Written request:
Give back every line exactly as it appears, pictures excluded.

Information shown:
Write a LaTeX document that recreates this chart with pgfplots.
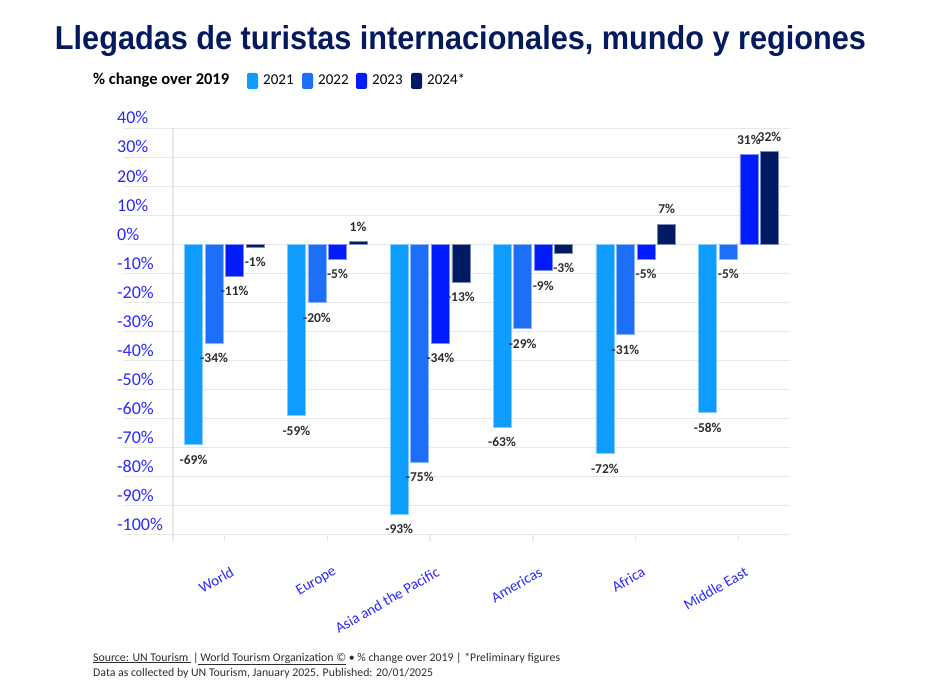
\documentclass[border=0pt]{standalone}
\usepackage{fontspec}
\setmainfont{Carlito}
\newfontfamily\titlefont{Liberation Sans}
\usepackage{graphicx}
\usepackage{pgfplots}
\usepackage{pgfplotstable}
\pgfplotsset{compat=1.18}

\definecolor{c21}{RGB}{14,156,255}
\definecolor{c22}{RGB}{30,111,247}
\definecolor{c23}{RGB}{0,28,250}
\definecolor{c24}{RGB}{0,26,100}
\definecolor{ticklab}{RGB}{40,40,255}
\definecolor{titlec}{RGB}{5,25,95}
\definecolor{gridc}{RGB}{232,232,232}
\definecolor{lab}{RGB}{45,45,45}

% % change over 2019, by region
\pgfplotstableread{
x y21 y22 y23 y24
0 -69 -34 -11 -1
1 -59 -20 -5 1
2 -93 -75 -34 -13
3 -63 -29 -9 -3
4 -72 -31 -5 7
5 -58 -5 31 32
}\data

\begin{document}
\begin{tikzpicture}[x=1pt,y=1pt]
\useasboundingbox (0,0) rectangle (933,681);

% title
\node[anchor=base, text=titlec] at (460.5,631)
  {\resizebox{811pt}{24pt}{\titlefont\bfseries Llegadas de turistas internacionales, mundo y regiones}};

% legend
\node[anchor=base west, inner sep=0, text=black] at (93,596)
  {\fontsize{16.5}{16.5}\selectfont\bfseries \% change over 2019};
\foreach \xx/\cc/\yy in {247/c21/2021, 302/c22/2022, 356/c23/2023, 411/c24/2024*}{
  \fill[\cc, rounded corners=2pt] (\xx,592) rectangle ++(11,16);
  \node[anchor=base west, inner sep=0, text=black] at (\xx+16,596)
    {\fontsize{15}{15}\selectfont \yy};
}

\begin{axis}[
  at={(123pt,146.3pt)}, anchor=south west,
  scale only axis, width=667pt, height=406.4pt,
  xmin=-0.986, xmax=5.5, ymin=-100, ymax=40,
  axis line style={draw=none},
  ymajorgrids, major grid style={gridc, line width=1.2pt},
  ytick={-100,-90,...,40},
  yticklabel={\pgfmathprintnumber[assume math mode=true]{\tick}\%},
  yticklabel style={anchor=south west, inner sep=0pt, yshift=4pt,
    text=ticklab, font=\fontsize{18}{18}\selectfont},
  ytick style={draw=none},
  xtick={0,...,5},
  xticklabels={World,Europe,Asia and the Pacific,Americas,Africa,Middle East},
  xticklabel style={rotate=30, anchor=east, inner sep=0pt, xshift=-8pt, yshift=-30pt,
    text=ticklab, font=\fontsize{15}{15}\selectfont},
  xtick pos=bottom, tick align=outside, major tick length=6pt,
  xtick style={gridc, line width=1.2pt},
  extra x ticks={-0.5}, extra x tick labels={},
  extra x tick style={grid=major},
  ybar=0pt, bar width=0.175,
  clip=false,
  nodes near coords={\pgfmathprintnumber[assume math mode=true]{\pgfplotspointmeta}\%},
  every node near coord/.append style={text=lab, inner xsep=0pt, inner ysep=10pt,
    font=\fontsize{13.5}{13.5}\selectfont\bfseries},
]
\addplot[fill=c21, draw=c21!50!white, line width=0.6pt, bar shift=-0.3] table[x=x, y=y21] {\data};
\addplot[fill=c22, draw=c22!50!white, line width=0.6pt, bar shift=-0.1] table[x=x, y=y22] {\data};
\addplot[fill=c23, draw=c23!50!white, line width=0.6pt, bar shift=0.1] table[x=x, y=y23] {\data};
\addplot[fill=c24, draw=c24!50!white, line width=0.6pt, bar shift=0.3] table[x=x, y=y24] {\data};
\end{axis}

% footer
\node[anchor=base west, inner sep=0, text=lab] at (93,20)
  {\fontsize{11.8}{11.8}\selectfont \underline{Source: UN Tourism }\,|\underline{\,World Tourism Organization ©} • \% change over 2019 | *Preliminary figures};
\node[anchor=base west, inner sep=0, text=lab] at (93,5)
  {\fontsize{11.8}{11.8}\selectfont Data as collected by UN Tourism, January 2025. Published: 20/01/2025};
\end{tikzpicture}
\end{document}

Solved exercise:
Write a LaTeX document that recreates this chart with pgfplots.
\documentclass[border=0pt]{standalone}
\usepackage{fontspec}
\setmainfont{Carlito}
\newfontfamily\titlefont{Liberation Sans}
\usepackage{graphicx}
\usepackage{pgfplots}
\usepackage{pgfplotstable}
\pgfplotsset{compat=1.18}

\definecolor{c21}{RGB}{14,156,255}
\definecolor{c22}{RGB}{30,111,247}
\definecolor{c23}{RGB}{0,28,250}
\definecolor{c24}{RGB}{0,26,100}
\definecolor{ticklab}{RGB}{40,40,255}
\definecolor{titlec}{RGB}{5,25,95}
\definecolor{gridc}{RGB}{232,232,232}
\definecolor{lab}{RGB}{45,45,45}

% % change over 2019, by region
\pgfplotstableread{
x y21 y22 y23 y24
0 -69 -34 -11 -1
1 -59 -20 -5 1
2 -93 -75 -34 -13
3 -63 -29 -9 -3
4 -72 -31 -5 7
5 -58 -5 31 32
}\data

\begin{document}
\begin{tikzpicture}[x=1pt,y=1pt]
\useasboundingbox (0,0) rectangle (933,681);

% title
\node[anchor=base, text=titlec] at (460.5,631)
  {\resizebox{811pt}{24pt}{\titlefont\bfseries Llegadas de turistas internacionales, mundo y regiones}};

% legend
\node[anchor=base west, inner sep=0, text=black] at (93,596)
  {\fontsize{16.5}{16.5}\selectfont\bfseries \% change over 2019};
\foreach \xx/\cc/\yy in {247/c21/2021, 302/c22/2022, 356/c23/2023, 411/c24/2024*}{
  \fill[\cc, rounded corners=2pt] (\xx,592) rectangle ++(11,16);
  \node[anchor=base west, inner sep=0, text=black] at (\xx+16,596)
    {\fontsize{15}{15}\selectfont \yy};
}

\begin{axis}[
  at={(123pt,146.3pt)}, anchor=south west,
  scale only axis, width=667pt, height=406.4pt,
  xmin=-0.986, xmax=5.5, ymin=-100, ymax=40,
  axis line style={draw=none},
  ymajorgrids, major grid style={gridc, line width=1.2pt},
  ytick={-100,-90,...,40},
  yticklabel={\pgfmathprintnumber[assume math mode=true]{\tick}\%},
  yticklabel style={anchor=south west, inner sep=0pt, yshift=4pt,
    text=ticklab, font=\fontsize{18}{18}\selectfont},
  ytick style={draw=none},
  xtick={0,...,5},
  xticklabels={World,Europe,Asia and the Pacific,Americas,Africa,Middle East},
  xticklabel style={rotate=30, anchor=east, inner sep=0pt, xshift=-8pt, yshift=-30pt,
    text=ticklab, font=\fontsize{15}{15}\selectfont},
  xtick pos=bottom, tick align=outside, major tick length=6pt,
  xtick style={gridc, line width=1.2pt},
  extra x ticks={-0.5}, extra x tick labels={},
  extra x tick style={grid=major},
  ybar=0pt, bar width=0.175,
  clip=false,
  nodes near coords={\pgfmathprintnumber[assume math mode=true]{\pgfplotspointmeta}\%},
  every node near coord/.append style={text=lab, inner xsep=0pt, inner ysep=10pt,
    font=\fontsize{13.5}{13.5}\selectfont\bfseries},
]
\addplot[fill=c21, draw=c21!50!white, line width=0.6pt, bar shift=-0.3] table[x=x, y=y21] {\data};
\addplot[fill=c22, draw=c22!50!white, line width=0.6pt, bar shift=-0.1] table[x=x, y=y22] {\data};
\addplot[fill=c23, draw=c23!50!white, line width=0.6pt, bar shift=0.1] table[x=x, y=y23] {\data};
\addplot[fill=c24, draw=c24!50!white, line width=0.6pt, bar shift=0.3] table[x=x, y=y24] {\data};
\end{axis}

% footer
\node[anchor=base west, inner sep=0, text=lab] at (93,20)
  {\fontsize{11.8}{11.8}\selectfont \underline{Source: UN Tourism }\,|\underline{\,World Tourism Organization ©} • \% change over 2019 | *Preliminary figures};
\node[anchor=base west, inner sep=0, text=lab] at (93,5)
  {\fontsize{11.8}{11.8}\selectfont Data as collected by UN Tourism, January 2025. Published: 20/01/2025};
\end{tikzpicture}
\end{document}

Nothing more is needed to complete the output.